-- Source material --
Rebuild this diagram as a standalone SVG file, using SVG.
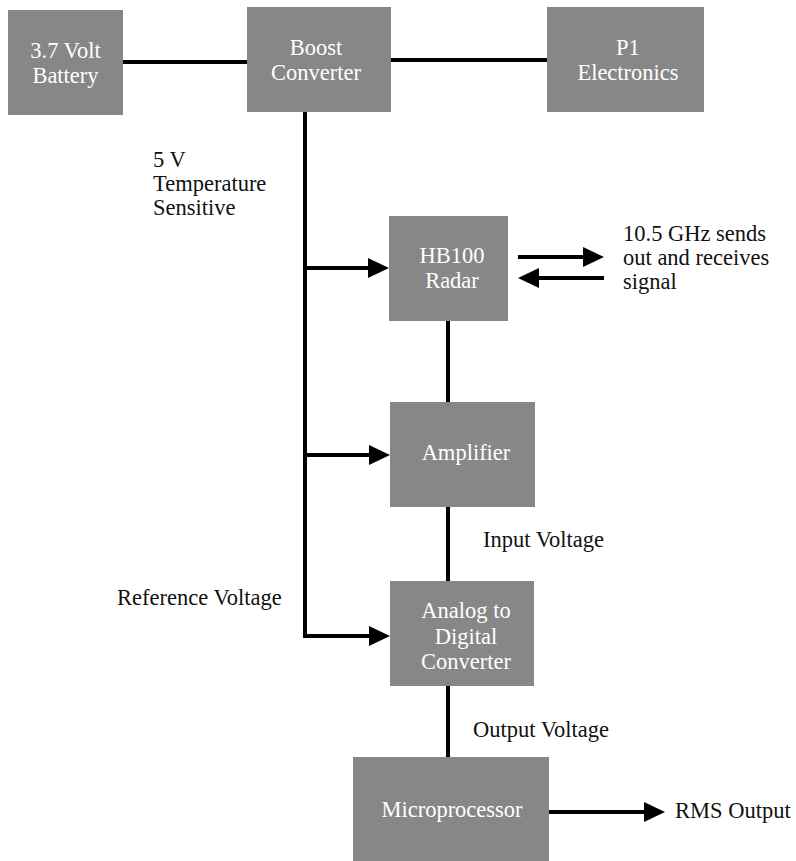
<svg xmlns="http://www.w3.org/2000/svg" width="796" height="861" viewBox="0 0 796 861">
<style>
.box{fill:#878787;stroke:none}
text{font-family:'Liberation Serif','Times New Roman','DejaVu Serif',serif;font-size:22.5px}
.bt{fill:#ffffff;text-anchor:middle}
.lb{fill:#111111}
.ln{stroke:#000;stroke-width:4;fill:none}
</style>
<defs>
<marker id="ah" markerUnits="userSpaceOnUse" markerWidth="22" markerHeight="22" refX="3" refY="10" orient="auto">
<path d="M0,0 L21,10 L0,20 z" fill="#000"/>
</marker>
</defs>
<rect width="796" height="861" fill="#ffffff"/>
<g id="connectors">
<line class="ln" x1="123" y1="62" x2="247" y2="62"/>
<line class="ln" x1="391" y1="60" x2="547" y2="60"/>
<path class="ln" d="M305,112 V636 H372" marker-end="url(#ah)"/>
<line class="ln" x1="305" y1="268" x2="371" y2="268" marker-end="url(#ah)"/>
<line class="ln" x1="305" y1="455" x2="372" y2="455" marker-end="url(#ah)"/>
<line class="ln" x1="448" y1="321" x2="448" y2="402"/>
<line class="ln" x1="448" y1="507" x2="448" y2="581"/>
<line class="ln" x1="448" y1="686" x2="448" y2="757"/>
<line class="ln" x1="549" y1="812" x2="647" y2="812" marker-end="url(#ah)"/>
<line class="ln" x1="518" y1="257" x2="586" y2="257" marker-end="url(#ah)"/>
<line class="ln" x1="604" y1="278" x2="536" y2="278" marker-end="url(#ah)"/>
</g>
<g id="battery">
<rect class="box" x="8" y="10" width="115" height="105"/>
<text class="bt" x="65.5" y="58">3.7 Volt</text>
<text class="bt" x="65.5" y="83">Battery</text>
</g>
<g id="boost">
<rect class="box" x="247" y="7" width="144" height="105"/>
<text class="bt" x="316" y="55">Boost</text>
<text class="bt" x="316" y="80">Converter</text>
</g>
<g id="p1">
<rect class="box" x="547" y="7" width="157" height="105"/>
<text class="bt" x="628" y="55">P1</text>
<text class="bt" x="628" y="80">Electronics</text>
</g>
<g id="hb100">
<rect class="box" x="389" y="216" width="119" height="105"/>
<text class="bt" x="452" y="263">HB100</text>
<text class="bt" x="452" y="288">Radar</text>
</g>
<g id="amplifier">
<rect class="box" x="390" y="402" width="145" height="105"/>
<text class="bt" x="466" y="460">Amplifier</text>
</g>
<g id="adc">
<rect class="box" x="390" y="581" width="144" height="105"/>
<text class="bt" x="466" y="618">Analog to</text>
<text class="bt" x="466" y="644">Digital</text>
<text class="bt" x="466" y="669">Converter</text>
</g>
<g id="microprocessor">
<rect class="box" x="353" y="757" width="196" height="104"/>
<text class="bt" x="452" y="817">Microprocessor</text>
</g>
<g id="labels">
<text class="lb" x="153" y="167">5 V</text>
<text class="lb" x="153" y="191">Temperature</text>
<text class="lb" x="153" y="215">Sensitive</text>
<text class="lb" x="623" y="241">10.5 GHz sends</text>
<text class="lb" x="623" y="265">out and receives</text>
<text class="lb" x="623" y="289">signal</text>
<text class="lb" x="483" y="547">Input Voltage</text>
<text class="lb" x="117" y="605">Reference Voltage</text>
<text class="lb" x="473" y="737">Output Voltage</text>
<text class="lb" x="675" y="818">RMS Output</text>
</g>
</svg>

-- What is asked --
The data above should be repeated exactly, minus any pictures.

-- Response to this task --
Rebuild this diagram as a standalone SVG file, using SVG.
<svg xmlns="http://www.w3.org/2000/svg" width="796" height="861" viewBox="0 0 796 861">
<style>
.box{fill:#878787;stroke:none}
text{font-family:'Liberation Serif','Times New Roman','DejaVu Serif',serif;font-size:22.5px}
.bt{fill:#ffffff;text-anchor:middle}
.lb{fill:#111111}
.ln{stroke:#000;stroke-width:4;fill:none}
</style>
<defs>
<marker id="ah" markerUnits="userSpaceOnUse" markerWidth="22" markerHeight="22" refX="3" refY="10" orient="auto">
<path d="M0,0 L21,10 L0,20 z" fill="#000"/>
</marker>
</defs>
<rect width="796" height="861" fill="#ffffff"/>
<g id="connectors">
<line class="ln" x1="123" y1="62" x2="247" y2="62"/>
<line class="ln" x1="391" y1="60" x2="547" y2="60"/>
<path class="ln" d="M305,112 V636 H372" marker-end="url(#ah)"/>
<line class="ln" x1="305" y1="268" x2="371" y2="268" marker-end="url(#ah)"/>
<line class="ln" x1="305" y1="455" x2="372" y2="455" marker-end="url(#ah)"/>
<line class="ln" x1="448" y1="321" x2="448" y2="402"/>
<line class="ln" x1="448" y1="507" x2="448" y2="581"/>
<line class="ln" x1="448" y1="686" x2="448" y2="757"/>
<line class="ln" x1="549" y1="812" x2="647" y2="812" marker-end="url(#ah)"/>
<line class="ln" x1="518" y1="257" x2="586" y2="257" marker-end="url(#ah)"/>
<line class="ln" x1="604" y1="278" x2="536" y2="278" marker-end="url(#ah)"/>
</g>
<g id="battery">
<rect class="box" x="8" y="10" width="115" height="105"/>
<text class="bt" x="65.5" y="58">3.7 Volt</text>
<text class="bt" x="65.5" y="83">Battery</text>
</g>
<g id="boost">
<rect class="box" x="247" y="7" width="144" height="105"/>
<text class="bt" x="316" y="55">Boost</text>
<text class="bt" x="316" y="80">Converter</text>
</g>
<g id="p1">
<rect class="box" x="547" y="7" width="157" height="105"/>
<text class="bt" x="628" y="55">P1</text>
<text class="bt" x="628" y="80">Electronics</text>
</g>
<g id="hb100">
<rect class="box" x="389" y="216" width="119" height="105"/>
<text class="bt" x="452" y="263">HB100</text>
<text class="bt" x="452" y="288">Radar</text>
</g>
<g id="amplifier">
<rect class="box" x="390" y="402" width="145" height="105"/>
<text class="bt" x="466" y="460">Amplifier</text>
</g>
<g id="adc">
<rect class="box" x="390" y="581" width="144" height="105"/>
<text class="bt" x="466" y="618">Analog to</text>
<text class="bt" x="466" y="644">Digital</text>
<text class="bt" x="466" y="669">Converter</text>
</g>
<g id="microprocessor">
<rect class="box" x="353" y="757" width="196" height="104"/>
<text class="bt" x="452" y="817">Microprocessor</text>
</g>
<g id="labels">
<text class="lb" x="153" y="167">5 V</text>
<text class="lb" x="153" y="191">Temperature</text>
<text class="lb" x="153" y="215">Sensitive</text>
<text class="lb" x="623" y="241">10.5 GHz sends</text>
<text class="lb" x="623" y="265">out and receives</text>
<text class="lb" x="623" y="289">signal</text>
<text class="lb" x="483" y="547">Input Voltage</text>
<text class="lb" x="117" y="605">Reference Voltage</text>
<text class="lb" x="473" y="737">Output Voltage</text>
<text class="lb" x="675" y="818">RMS Output</text>
</g>
</svg>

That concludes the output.